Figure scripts
○ ○ ○ ○ ○ ○ ○

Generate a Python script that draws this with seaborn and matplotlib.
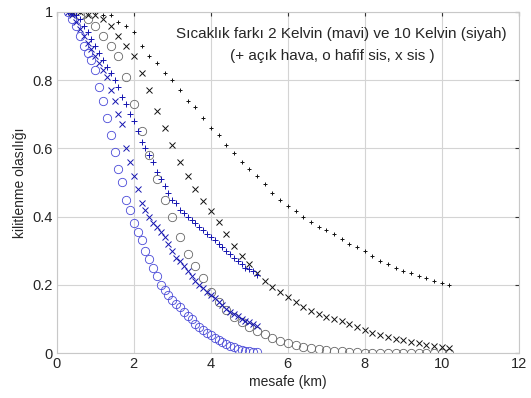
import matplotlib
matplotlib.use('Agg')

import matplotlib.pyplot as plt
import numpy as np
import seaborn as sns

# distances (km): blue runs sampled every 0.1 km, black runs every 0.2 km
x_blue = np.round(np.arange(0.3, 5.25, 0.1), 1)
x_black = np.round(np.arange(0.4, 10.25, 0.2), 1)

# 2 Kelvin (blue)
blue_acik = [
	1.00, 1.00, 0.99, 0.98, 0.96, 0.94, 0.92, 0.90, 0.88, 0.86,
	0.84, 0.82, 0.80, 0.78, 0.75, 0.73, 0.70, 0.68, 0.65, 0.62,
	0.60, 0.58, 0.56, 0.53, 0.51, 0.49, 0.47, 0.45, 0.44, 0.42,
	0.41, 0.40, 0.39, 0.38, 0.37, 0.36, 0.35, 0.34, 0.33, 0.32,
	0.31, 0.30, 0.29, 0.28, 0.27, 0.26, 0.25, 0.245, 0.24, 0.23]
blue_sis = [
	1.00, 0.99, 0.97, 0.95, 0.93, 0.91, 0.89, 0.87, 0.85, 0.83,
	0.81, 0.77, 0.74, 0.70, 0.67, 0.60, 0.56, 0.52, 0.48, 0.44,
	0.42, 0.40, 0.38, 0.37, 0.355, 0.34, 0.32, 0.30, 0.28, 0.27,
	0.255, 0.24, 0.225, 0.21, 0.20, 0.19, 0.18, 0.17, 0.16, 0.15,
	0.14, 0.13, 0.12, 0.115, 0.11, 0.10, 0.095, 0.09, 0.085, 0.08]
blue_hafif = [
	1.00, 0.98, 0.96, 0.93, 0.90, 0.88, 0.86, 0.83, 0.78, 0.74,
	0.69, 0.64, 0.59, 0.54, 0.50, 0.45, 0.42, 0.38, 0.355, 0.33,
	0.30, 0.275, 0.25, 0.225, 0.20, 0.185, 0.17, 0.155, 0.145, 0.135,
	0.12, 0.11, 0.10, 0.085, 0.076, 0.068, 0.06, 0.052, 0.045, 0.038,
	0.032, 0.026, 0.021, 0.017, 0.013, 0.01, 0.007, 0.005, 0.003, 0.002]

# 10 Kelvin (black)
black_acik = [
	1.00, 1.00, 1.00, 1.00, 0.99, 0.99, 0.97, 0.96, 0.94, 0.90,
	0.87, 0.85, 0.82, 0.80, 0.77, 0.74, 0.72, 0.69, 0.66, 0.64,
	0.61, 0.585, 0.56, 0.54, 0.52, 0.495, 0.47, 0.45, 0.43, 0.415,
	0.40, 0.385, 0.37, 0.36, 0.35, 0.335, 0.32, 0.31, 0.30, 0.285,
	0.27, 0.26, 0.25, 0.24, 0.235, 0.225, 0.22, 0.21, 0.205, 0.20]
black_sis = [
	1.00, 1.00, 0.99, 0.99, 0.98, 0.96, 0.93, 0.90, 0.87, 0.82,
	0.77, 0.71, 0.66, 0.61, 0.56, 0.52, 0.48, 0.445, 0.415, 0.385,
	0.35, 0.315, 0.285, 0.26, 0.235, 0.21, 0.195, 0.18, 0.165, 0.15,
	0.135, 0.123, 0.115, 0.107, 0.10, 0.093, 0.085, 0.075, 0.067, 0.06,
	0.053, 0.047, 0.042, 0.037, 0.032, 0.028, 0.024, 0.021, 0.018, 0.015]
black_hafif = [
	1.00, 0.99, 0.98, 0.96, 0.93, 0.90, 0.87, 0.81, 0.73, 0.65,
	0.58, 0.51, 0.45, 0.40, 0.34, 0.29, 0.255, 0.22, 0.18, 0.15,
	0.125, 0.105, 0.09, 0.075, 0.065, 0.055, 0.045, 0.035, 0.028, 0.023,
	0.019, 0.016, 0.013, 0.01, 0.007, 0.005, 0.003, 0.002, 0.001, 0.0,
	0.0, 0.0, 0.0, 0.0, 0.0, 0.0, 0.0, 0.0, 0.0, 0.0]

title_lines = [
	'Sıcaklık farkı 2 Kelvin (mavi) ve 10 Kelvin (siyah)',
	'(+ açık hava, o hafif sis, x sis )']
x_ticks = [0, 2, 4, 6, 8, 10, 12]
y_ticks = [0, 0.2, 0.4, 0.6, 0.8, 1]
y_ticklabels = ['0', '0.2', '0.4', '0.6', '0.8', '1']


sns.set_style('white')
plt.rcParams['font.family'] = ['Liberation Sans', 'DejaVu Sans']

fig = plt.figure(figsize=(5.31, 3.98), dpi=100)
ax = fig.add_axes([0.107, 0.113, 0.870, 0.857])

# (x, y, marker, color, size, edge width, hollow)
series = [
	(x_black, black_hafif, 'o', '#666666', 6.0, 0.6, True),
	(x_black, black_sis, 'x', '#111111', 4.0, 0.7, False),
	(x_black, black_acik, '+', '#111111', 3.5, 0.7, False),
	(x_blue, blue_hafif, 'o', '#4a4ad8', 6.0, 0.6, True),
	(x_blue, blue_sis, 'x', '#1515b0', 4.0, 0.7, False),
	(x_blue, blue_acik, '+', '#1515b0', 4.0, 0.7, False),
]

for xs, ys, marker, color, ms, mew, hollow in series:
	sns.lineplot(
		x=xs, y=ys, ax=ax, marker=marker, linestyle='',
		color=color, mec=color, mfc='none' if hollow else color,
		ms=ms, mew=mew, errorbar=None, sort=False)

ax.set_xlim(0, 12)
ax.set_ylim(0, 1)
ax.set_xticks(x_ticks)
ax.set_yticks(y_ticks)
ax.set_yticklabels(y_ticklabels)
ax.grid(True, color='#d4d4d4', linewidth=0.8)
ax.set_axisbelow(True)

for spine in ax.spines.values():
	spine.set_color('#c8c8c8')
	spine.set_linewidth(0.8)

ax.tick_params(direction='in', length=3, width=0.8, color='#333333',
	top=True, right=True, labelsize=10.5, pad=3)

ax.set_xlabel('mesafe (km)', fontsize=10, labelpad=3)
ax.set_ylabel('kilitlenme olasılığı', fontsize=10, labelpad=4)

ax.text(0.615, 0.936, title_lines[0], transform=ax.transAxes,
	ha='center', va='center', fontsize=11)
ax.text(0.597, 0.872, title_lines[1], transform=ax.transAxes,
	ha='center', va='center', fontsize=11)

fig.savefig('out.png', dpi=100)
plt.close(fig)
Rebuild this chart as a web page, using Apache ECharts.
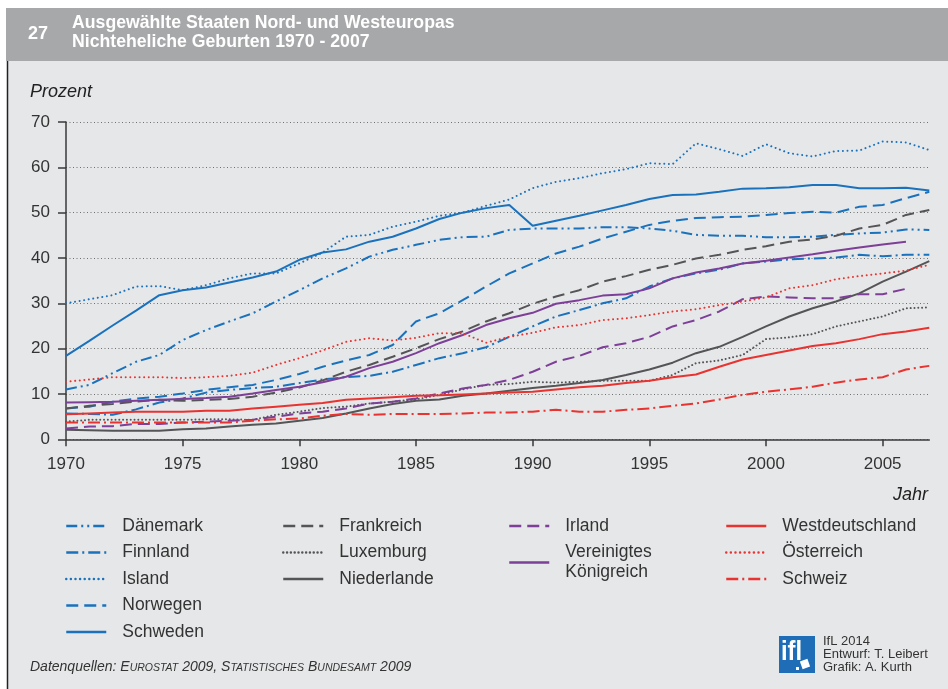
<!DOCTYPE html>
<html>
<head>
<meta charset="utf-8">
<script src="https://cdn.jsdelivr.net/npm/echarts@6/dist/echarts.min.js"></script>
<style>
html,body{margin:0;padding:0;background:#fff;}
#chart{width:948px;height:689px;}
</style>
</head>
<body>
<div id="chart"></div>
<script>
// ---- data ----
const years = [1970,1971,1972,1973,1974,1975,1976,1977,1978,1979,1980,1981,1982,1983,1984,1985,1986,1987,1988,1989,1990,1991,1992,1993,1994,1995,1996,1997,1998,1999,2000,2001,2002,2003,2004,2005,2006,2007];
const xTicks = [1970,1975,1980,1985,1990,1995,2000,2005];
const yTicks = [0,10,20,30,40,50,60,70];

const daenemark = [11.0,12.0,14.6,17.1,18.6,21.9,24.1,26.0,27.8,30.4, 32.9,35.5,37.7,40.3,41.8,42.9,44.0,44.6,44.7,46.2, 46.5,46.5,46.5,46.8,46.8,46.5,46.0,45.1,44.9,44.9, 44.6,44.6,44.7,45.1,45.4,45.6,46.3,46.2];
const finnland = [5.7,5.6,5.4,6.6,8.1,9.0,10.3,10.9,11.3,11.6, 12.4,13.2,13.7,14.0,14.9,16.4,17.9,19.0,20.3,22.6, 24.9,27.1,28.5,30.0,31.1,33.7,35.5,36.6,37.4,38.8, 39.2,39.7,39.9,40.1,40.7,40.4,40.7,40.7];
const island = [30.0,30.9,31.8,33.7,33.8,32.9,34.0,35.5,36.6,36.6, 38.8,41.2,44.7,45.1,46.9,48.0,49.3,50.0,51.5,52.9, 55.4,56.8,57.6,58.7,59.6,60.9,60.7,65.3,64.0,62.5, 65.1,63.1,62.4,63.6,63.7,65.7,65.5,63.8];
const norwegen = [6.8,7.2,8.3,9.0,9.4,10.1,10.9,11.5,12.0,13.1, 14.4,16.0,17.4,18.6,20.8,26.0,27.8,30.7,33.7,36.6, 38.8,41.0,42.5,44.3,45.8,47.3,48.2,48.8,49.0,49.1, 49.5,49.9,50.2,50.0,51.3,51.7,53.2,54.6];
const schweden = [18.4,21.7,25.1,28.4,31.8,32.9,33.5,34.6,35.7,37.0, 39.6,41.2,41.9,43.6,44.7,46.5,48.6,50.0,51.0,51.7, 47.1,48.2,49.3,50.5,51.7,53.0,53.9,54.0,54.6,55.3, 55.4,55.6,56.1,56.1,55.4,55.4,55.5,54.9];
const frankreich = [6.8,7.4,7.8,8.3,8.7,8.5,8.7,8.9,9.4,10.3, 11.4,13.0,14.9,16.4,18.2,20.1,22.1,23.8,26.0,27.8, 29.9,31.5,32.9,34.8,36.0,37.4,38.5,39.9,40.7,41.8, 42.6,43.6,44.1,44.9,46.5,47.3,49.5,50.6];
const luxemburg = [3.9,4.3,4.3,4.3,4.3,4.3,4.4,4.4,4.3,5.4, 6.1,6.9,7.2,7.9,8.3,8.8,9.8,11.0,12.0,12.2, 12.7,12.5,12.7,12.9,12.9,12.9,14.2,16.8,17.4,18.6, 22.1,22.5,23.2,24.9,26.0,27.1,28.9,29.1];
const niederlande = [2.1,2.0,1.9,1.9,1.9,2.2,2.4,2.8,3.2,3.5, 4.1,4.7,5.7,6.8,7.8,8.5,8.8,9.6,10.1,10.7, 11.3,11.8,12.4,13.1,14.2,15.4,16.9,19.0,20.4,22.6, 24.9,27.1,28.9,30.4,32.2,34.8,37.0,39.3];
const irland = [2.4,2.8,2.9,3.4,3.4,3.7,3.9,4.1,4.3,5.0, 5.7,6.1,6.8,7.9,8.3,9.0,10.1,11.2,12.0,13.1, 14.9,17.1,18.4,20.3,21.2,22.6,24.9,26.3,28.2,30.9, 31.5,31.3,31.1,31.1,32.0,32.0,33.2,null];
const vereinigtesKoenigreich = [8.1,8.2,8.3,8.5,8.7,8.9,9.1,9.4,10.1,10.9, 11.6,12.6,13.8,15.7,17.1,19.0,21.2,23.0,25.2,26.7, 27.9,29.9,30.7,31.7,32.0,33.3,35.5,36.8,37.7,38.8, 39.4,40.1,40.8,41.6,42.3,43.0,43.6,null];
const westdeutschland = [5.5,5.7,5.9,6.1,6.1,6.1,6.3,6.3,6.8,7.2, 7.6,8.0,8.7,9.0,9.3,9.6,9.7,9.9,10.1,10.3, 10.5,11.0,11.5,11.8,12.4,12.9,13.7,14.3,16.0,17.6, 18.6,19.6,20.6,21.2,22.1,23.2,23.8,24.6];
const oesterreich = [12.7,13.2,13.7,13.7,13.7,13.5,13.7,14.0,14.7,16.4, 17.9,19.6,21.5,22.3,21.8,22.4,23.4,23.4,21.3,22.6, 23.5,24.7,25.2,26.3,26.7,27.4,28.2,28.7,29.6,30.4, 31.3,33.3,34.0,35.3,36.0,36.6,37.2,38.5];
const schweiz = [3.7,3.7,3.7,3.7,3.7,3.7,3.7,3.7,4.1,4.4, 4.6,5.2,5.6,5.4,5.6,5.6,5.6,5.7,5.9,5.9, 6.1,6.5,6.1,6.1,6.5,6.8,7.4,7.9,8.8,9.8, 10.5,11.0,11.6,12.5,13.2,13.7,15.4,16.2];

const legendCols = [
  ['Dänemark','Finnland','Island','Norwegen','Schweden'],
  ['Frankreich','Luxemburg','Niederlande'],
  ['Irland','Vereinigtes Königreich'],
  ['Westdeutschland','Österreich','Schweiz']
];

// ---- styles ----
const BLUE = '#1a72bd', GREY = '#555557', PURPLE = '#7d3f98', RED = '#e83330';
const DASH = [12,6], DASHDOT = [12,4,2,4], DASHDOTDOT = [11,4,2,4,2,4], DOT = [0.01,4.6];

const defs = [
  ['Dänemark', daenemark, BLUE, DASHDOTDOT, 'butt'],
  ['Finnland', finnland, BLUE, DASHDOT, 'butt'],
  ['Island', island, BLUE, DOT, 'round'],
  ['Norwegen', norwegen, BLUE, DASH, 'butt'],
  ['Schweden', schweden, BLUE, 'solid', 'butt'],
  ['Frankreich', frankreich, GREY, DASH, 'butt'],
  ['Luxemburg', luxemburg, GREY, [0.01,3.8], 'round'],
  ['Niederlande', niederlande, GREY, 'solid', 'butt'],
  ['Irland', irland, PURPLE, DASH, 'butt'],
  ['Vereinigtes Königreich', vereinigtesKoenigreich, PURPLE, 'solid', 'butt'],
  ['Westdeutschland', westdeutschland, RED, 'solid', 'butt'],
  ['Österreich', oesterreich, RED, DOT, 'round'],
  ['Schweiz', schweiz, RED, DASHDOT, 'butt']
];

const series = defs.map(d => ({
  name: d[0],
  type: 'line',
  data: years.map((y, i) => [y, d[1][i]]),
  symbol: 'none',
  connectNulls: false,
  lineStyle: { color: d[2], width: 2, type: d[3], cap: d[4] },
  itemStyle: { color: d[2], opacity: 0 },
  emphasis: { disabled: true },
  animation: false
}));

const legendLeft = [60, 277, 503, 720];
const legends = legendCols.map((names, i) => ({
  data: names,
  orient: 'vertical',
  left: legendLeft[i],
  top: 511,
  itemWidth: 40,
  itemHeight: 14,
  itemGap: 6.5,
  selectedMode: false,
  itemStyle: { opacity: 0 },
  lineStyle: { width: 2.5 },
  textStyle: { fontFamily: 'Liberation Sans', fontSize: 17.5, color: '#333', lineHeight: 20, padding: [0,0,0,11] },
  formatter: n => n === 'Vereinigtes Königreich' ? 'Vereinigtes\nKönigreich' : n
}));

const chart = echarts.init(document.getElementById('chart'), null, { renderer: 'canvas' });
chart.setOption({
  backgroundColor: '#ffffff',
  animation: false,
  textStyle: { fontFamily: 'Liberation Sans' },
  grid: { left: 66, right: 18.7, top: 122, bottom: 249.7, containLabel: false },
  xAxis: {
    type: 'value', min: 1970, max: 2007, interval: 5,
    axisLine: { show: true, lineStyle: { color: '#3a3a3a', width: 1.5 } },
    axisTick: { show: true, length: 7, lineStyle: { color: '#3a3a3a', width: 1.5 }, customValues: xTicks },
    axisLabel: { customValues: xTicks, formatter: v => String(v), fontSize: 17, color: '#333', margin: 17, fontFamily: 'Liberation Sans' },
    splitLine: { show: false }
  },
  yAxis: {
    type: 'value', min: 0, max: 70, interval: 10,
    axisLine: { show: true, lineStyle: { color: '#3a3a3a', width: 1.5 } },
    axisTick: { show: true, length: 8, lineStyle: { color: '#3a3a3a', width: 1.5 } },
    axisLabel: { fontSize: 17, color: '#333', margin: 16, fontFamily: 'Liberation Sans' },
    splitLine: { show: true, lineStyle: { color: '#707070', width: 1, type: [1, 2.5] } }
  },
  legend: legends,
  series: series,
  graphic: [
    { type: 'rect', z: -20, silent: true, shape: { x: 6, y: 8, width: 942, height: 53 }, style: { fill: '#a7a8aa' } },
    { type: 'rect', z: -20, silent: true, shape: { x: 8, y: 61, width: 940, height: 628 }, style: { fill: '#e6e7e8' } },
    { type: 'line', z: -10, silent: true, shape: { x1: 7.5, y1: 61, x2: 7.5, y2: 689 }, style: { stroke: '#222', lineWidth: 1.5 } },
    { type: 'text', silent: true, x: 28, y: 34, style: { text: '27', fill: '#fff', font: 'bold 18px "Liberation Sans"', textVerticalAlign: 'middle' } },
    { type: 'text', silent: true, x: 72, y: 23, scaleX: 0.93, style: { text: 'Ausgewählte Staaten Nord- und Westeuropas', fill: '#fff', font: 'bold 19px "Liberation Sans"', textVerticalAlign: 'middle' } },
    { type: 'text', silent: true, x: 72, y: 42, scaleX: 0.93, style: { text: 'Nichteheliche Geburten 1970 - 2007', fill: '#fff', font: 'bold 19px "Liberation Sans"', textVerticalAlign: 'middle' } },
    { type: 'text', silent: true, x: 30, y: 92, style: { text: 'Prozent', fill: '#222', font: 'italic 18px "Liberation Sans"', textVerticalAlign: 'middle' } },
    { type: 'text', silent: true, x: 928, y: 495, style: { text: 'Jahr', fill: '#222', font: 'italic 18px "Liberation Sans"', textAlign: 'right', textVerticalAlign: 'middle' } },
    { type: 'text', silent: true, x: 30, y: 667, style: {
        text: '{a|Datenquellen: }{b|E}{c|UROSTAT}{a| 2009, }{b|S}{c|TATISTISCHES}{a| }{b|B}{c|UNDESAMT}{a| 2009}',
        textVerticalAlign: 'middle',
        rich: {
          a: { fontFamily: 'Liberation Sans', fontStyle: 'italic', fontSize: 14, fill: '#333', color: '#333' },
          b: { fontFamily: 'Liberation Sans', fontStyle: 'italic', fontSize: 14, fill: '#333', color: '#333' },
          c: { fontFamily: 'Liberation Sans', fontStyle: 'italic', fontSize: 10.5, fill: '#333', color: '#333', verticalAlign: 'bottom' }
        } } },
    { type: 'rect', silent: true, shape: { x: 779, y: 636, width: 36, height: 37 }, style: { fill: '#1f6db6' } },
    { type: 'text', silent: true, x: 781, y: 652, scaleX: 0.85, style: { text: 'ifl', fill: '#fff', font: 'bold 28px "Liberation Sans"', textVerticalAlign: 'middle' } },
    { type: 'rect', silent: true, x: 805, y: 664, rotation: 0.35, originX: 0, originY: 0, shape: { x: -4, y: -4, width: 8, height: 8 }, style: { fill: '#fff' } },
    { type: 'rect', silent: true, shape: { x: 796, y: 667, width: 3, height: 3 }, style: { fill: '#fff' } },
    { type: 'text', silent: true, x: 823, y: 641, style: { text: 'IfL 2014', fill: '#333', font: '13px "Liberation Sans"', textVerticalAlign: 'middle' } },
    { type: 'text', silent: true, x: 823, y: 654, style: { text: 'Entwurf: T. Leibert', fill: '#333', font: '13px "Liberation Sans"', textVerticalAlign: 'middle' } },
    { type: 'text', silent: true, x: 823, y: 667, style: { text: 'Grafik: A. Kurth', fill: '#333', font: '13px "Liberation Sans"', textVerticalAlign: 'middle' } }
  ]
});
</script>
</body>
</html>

○ ○ ○ ○ ○ ○ ○

● **Problem details**
Pictures stay out. Print the data exactly, from its first line through the line containing "x_black = np.round(np.arange(0.4, 10.25, 0.2), 1)".

● **Answer for the task**
Generate a Python script that draws this with seaborn and matplotlib.
import matplotlib
matplotlib.use('Agg')

import matplotlib.pyplot as plt
import numpy as np
import seaborn as sns

# distances (km): blue runs sampled every 0.1 km, black runs every 0.2 km
x_blue = np.round(np.arange(0.3, 5.25, 0.1), 1)
x_black = np.round(np.arange(0.4, 10.25, 0.2), 1)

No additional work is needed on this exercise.